By Perla Aragon-Choudhury
Philippine Human Rights Reporting Project
QUEZON CITY — Pepe, 12, is busy helping his mother package loose garlic cloves for sale. “Before I go to school,” he says,” I put the cloves in plastic packs and staple them onto strips of cardboard. And when I get back home, I walk with my mother to the stores around Tandang Sora.”
Working in this main thoroughfare of Quezon City with his mother, Pepe endures the fierce afternoon sun, as shown by his dark brown skin. But he is proud to have finished Grade 6 — and happy that his cousin Jeffrey will return to school after dropping out last year.
Pepe and Jeffrey descended from tenant farmers who once toiled the land here before it was converted into subdivisions for the burgeoning population in the Philippines.
Their grandmother talks of a time when the family had enough for all their needs. But today they have lost the lands and their livelihoods to become tricycle and jeepney drivers or sidewalk vendors who are not allowed in to sell at the nearby private market.
Pepe is not the only working-class student determined to stay in class. In a garbage pile near a big drugstore along Tandang Sora, Mac-Mac, 12, checks for plastic bottles to sell. “I can get a good price for the mineral water ones,” he says indicating a junk shop along Visayas Avenue.
Mac-Mac is a fifth grader at a public school and proudly claims his teachers have awarded him `Best in Science’ and `Top Five’.

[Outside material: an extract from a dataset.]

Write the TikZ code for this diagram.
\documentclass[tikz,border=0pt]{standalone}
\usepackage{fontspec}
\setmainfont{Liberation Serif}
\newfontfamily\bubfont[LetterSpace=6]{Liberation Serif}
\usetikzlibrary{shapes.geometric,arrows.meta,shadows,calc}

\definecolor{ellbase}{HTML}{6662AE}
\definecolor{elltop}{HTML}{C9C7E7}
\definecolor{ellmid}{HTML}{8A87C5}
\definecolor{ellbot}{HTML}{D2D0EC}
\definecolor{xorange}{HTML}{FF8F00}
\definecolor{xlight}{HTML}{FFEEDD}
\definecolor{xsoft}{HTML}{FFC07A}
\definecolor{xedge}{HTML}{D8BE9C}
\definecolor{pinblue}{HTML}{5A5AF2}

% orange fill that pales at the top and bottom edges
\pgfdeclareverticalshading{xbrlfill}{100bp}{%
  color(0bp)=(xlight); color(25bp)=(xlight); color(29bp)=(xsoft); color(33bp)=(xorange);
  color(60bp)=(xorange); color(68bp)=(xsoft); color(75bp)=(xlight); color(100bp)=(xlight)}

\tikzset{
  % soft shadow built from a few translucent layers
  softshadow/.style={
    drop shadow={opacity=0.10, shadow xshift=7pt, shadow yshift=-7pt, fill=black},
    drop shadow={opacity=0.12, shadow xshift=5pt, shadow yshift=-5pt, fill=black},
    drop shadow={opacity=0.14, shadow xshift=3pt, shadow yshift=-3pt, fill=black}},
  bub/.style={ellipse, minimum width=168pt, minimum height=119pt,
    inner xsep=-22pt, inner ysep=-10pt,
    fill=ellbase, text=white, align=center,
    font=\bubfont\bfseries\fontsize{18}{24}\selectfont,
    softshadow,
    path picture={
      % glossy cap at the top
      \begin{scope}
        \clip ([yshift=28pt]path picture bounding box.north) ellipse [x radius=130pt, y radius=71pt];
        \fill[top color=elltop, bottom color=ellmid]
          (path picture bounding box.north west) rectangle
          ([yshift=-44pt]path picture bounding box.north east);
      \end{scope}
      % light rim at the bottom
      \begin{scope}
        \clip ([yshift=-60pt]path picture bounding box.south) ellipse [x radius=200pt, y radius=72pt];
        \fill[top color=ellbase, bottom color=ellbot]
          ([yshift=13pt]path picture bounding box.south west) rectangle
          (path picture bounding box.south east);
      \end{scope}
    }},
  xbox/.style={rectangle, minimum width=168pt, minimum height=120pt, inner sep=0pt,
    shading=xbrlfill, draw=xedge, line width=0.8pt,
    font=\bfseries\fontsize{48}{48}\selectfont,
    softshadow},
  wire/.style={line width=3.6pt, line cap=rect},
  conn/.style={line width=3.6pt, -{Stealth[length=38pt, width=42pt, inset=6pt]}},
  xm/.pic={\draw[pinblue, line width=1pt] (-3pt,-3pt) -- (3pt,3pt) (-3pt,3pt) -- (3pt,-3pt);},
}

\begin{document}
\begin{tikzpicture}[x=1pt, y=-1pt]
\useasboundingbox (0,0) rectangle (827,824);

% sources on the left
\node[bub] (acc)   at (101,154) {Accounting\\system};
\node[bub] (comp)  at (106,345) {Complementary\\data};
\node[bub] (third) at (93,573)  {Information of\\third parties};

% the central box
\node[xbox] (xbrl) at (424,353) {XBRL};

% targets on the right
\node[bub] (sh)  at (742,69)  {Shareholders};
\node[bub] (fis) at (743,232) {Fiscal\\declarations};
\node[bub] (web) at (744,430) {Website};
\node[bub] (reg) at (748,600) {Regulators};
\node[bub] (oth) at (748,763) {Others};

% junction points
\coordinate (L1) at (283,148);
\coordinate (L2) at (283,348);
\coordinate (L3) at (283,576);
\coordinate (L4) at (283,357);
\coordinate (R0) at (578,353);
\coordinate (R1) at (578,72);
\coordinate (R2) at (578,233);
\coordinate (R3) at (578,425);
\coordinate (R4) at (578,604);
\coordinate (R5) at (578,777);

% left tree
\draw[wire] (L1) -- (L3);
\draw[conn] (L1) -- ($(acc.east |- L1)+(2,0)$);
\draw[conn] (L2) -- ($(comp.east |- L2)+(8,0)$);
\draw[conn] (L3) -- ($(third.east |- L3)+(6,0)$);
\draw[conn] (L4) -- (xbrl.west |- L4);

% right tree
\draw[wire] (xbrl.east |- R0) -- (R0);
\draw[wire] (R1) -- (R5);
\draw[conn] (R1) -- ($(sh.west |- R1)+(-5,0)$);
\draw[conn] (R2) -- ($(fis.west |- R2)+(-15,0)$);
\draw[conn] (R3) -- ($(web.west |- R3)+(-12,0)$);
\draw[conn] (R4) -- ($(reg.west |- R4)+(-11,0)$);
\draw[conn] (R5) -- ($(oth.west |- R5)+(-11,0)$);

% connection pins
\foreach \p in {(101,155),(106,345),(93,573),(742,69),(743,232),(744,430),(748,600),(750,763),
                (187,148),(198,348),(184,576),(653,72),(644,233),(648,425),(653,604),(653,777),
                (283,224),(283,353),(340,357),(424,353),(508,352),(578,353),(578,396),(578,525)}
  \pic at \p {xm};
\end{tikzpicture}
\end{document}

“I want to be a doctor and treat people even if they are too poor to pay,” he says as he carries a sack which once held the rice that the poor of Manila now queue for outside of the National Food Authority (NFA) on Visayas Avenue.
A kindly meat vendor in the nearby market worries out loud about the future if the children who work the streets here instead of being in school. “Just like the gangs in Oliver Twist, they’ll probably lack the proper values, character formation, discernment and life skills,” says Francisco Mondragon, 60.
“By late afternoon they are here at the market, asking for what we will discard,” says Mondragon. “How will they get the jobs that just might lift them out of poverty if they’re out of school?”
Shirley too works in the market. Poverty forced her to quit high school after her second year and she is now married to a seasonal construction worker earning what she can through buying and selling on fish to her equally poor neighbors. She makes very little in the way of profit.
But she hopes at least her children with get a better chance of schooling than she ever did.
“I’m lucky that one of my sons impressed his teachers during the entrance interview at the rich pre-school in our area, and got a scholarship. I hope that he can still get one tomorrow when we enroll again in his new school. If not, he might have to quit.”
The problem is education in the Philippines is free in principle –but not in practice. Pupils are routinely denied schooling for failing to wear the proper uniform or having the proper stationary or supplies.
Shirley’s sons and a great many other children like them across the Philippines are being denied the right to an education which is contrary to Article 26 of the Universal Declaration of Human Rights (UDHR) which states that “everyone has the right to education.”